# TASK GOAL
Give all the lines below again, exactly, with no pictures.

>> BEGIN PROVIDED DATA

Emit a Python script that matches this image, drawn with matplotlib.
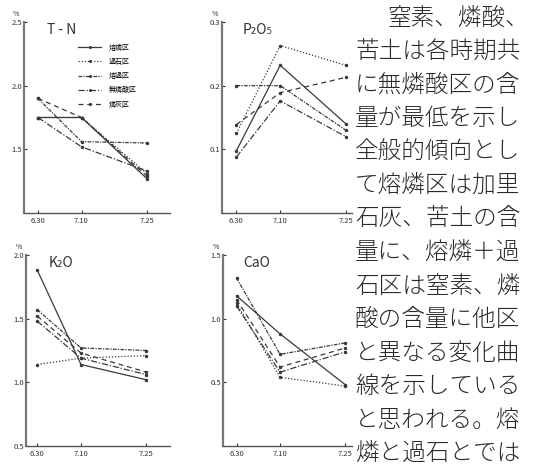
import matplotlib
matplotlib.use("Agg")
import matplotlib.pyplot as plt

plt.rcParams['font.family'] = ['Noto Sans CJK JP', 'DejaVu Sans']

# sampling dates (days after 6.30) and their labels
days = [0, 10, 25]
day_labels = ["6.30", "7.10", "7.25"]

plots = ["熔燐区", "過石区", "熔過区", "無燐酸区", "燐灰区"]

# values in % per plot, in the order of `plots`
tn = [[1.75, 1.75, 1.27],
      [1.75, 1.75, 1.31],
      [1.90, 1.56, 1.55],
      [1.75, 1.52, 1.33],
      [1.90, 1.75, 1.29]]
p2o5 = [[0.098, 0.232, 0.140],
        [0.125, 0.263, 0.232],
        [0.200, 0.200, 0.130],
        [0.088, 0.176, 0.120],
        [0.139, 0.189, 0.213]]
k2o = [[1.88, 1.14, 1.02],
       [1.14, 1.19, 1.21],
       [1.57, 1.27, 1.25],
       [1.48, 1.19, 1.06],
       [1.52, 1.23, 1.08]]
cao = [[1.18, 0.88, 0.48],
       [1.12, 0.54, 0.47],
       [1.32, 0.72, 0.81],
       [1.10, 0.58, 0.74],
       [1.15, 0.62, 0.77]]

text_lines = ["窒素、燐酸、", "苦土は各時期共", "に無燐酸区の含", "量が最低を示し",
              "全般的傾向とし", "て熔燐区は加里", "石灰、苦土の含", "量に、熔燐＋過",
              "石区は窒素、燐", "酸の含量に他区", "と異なる変化曲", "線を示している",
              "と思われる。熔", "燐と過石とでは"]

styles = ['-', (0, (1, 1.5)), (0, (3, 1, 1, 1)), (0, (5, 1.5, 1, 1.5)), (0, (4, 3))]

W, H = 533, 470
fig = plt.figure(figsize=(W / 100, H / 100), dpi=100)


def make_ax(x0, x1, ytop, ybot):
    return fig.add_axes([x0 / W, 1 - ybot / H, (x1 - x0) / W, (ybot - ytop) / H])


def draw_panel(ax, data, title, ylim, yticks, ytick_labels, xlim):
    for vals, ls in zip(data, styles):
        ax.plot(days, vals, linestyle=ls, color="#3a3a3a", lw=0.9,
                marker='.', markersize=3)
    ax.set_xlim(xlim)
    ax.set_ylim(ylim)
    ax.set_yticks(yticks)
    ax.set_yticklabels(ytick_labels)
    ax.set_xticks(days)
    ax.set_xticklabels(day_labels)
    for s in ["top", "right"]:
        ax.spines[s].set_visible(False)
    ax.spines["left"].set_color("#777777")
    ax.spines["left"].set_linewidth(1.6)
    ax.spines["bottom"].set_color("#555555")
    ax.spines["bottom"].set_linewidth(1.0)
    ax.tick_params(axis='y', direction='in', length=2, labelsize=5.5, pad=1.5, colors="#333333")
    ax.tick_params(axis='x', direction='in', length=2, labelsize=5.5, pad=3, colors="#333333")
    ax.text(0.16, 0.995, title, transform=ax.transAxes, fontsize=10, va='top', color="#333333")
    ax.text(-0.03, 1.03, "%", transform=ax.transAxes, fontsize=5, ha='right', color="#333333")


ax1 = make_ax(24, 170, 22, 213)
draw_panel(ax1, tn, "T - N", (1.0, 2.5), [1.5, 2.0, 2.5], ["1.5", "2.0", "2.5"], (-3.2, 30.3))
ax2 = make_ax(222, 352, 22, 213)
draw_panel(ax2, p2o5, "P₂O₅", (0.0, 0.3), [0.1, 0.2, 0.3], ["0.1", "0.2", "0.3"], (-3.3, 26.4))
ax3 = make_ax(26, 170, 255, 446)
draw_panel(ax3, k2o, "K₂O", (0.5, 2.0), [0.5, 1.0, 1.5, 2.0], ["0.5", "1.0", "1.5", "2.0"], (-2.6, 30.4))
ax4 = make_ax(223, 352, 255, 446)
draw_panel(ax4, cao, "CaO", (0.0, 1.5), [0.5, 1.0, 1.5], ["0.5", "1.0", "1.5"], (-3.1, 26.5))

# legend inside the T-N panel
ax1.legend([l for l in ax1.get_lines()], plots, loc='upper left',
           bbox_to_anchor=(0.33, 0.92), frameon=False, fontsize=5,
           handlelength=3.2, labelspacing=0.9, handletextpad=1.2,
           markerscale=0.8)

# body text column on the right
for i, line in enumerate(text_lines):
    x = 388 if i == 0 else 355
    fig.text(x / W, 1 - (18 + i * 33.5) / H, line, fontsize=17, weight='light',
             va='center', ha='left', color="#2a2a2a")

fig.savefig("out.png", dpi=100)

>> END PROVIDED DATA

# RESULT OF THE EXERCISE
Emit a Python script that matches this image, drawn with matplotlib.
import matplotlib
matplotlib.use("Agg")
import matplotlib.pyplot as plt

plt.rcParams['font.family'] = ['Noto Sans CJK JP', 'DejaVu Sans']

# sampling dates (days after 6.30) and their labels
days = [0, 10, 25]
day_labels = ["6.30", "7.10", "7.25"]

plots = ["熔燐区", "過石区", "熔過区", "無燐酸区", "燐灰区"]

# values in % per plot, in the order of `plots`
tn = [[1.75, 1.75, 1.27],
      [1.75, 1.75, 1.31],
      [1.90, 1.56, 1.55],
      [1.75, 1.52, 1.33],
      [1.90, 1.75, 1.29]]
p2o5 = [[0.098, 0.232, 0.140],
        [0.125, 0.263, 0.232],
        [0.200, 0.200, 0.130],
        [0.088, 0.176, 0.120],
        [0.139, 0.189, 0.213]]
k2o = [[1.88, 1.14, 1.02],
       [1.14, 1.19, 1.21],
       [1.57, 1.27, 1.25],
       [1.48, 1.19, 1.06],
       [1.52, 1.23, 1.08]]
cao = [[1.18, 0.88, 0.48],
       [1.12, 0.54, 0.47],
       [1.32, 0.72, 0.81],
       [1.10, 0.58, 0.74],
       [1.15, 0.62, 0.77]]

text_lines = ["窒素、燐酸、", "苦土は各時期共", "に無燐酸区の含", "量が最低を示し",
              "全般的傾向とし", "て熔燐区は加里", "石灰、苦土の含", "量に、熔燐＋過",
              "石区は窒素、燐", "酸の含量に他区", "と異なる変化曲", "線を示している",
              "と思われる。熔", "燐と過石とでは"]

styles = ['-', (0, (1, 1.5)), (0, (3, 1, 1, 1)), (0, (5, 1.5, 1, 1.5)), (0, (4, 3))]

W, H = 533, 470
fig = plt.figure(figsize=(W / 100, H / 100), dpi=100)


def make_ax(x0, x1, ytop, ybot):
    return fig.add_axes([x0 / W, 1 - ybot / H, (x1 - x0) / W, (ybot - ytop) / H])


def draw_panel(ax, data, title, ylim, yticks, ytick_labels, xlim):
    for vals, ls in zip(data, styles):
        ax.plot(days, vals, linestyle=ls, color="#3a3a3a", lw=0.9,
                marker='.', markersize=3)
    ax.set_xlim(xlim)
    ax.set_ylim(ylim)
    ax.set_yticks(yticks)
    ax.set_yticklabels(ytick_labels)
    ax.set_xticks(days)
    ax.set_xticklabels(day_labels)
    for s in ["top", "right"]:
        ax.spines[s].set_visible(False)
    ax.spines["left"].set_color("#777777")
    ax.spines["left"].set_linewidth(1.6)
    ax.spines["bottom"].set_color("#555555")
    ax.spines["bottom"].set_linewidth(1.0)
    ax.tick_params(axis='y', direction='in', length=2, labelsize=5.5, pad=1.5, colors="#333333")
    ax.tick_params(axis='x', direction='in', length=2, labelsize=5.5, pad=3, colors="#333333")
    ax.text(0.16, 0.995, title, transform=ax.transAxes, fontsize=10, va='top', color="#333333")
    ax.text(-0.03, 1.03, "%", transform=ax.transAxes, fontsize=5, ha='right', color="#333333")


ax1 = make_ax(24, 170, 22, 213)
draw_panel(ax1, tn, "T - N", (1.0, 2.5), [1.5, 2.0, 2.5], ["1.5", "2.0", "2.5"], (-3.2, 30.3))
ax2 = make_ax(222, 352, 22, 213)
draw_panel(ax2, p2o5, "P₂O₅", (0.0, 0.3), [0.1, 0.2, 0.3], ["0.1", "0.2", "0.3"], (-3.3, 26.4))
ax3 = make_ax(26, 170, 255, 446)
draw_panel(ax3, k2o, "K₂O", (0.5, 2.0), [0.5, 1.0, 1.5, 2.0], ["0.5", "1.0", "1.5", "2.0"], (-2.6, 30.4))
ax4 = make_ax(223, 352, 255, 446)
draw_panel(ax4, cao, "CaO", (0.0, 1.5), [0.5, 1.0, 1.5], ["0.5", "1.0", "1.5"], (-3.1, 26.5))

# legend inside the T-N panel
ax1.legend([l for l in ax1.get_lines()], plots, loc='upper left',
           bbox_to_anchor=(0.33, 0.92), frameon=False, fontsize=5,
           handlelength=3.2, labelspacing=0.9, handletextpad=1.2,
           markerscale=0.8)

# body text column on the right
for i, line in enumerate(text_lines):
    x = 388 if i == 0 else 355
    fig.text(x / W, 1 - (18 + i * 33.5) / H, line, fontsize=17, weight='light',
             va='center', ha='left', color="#2a2a2a")

fig.savefig("out.png", dpi=100)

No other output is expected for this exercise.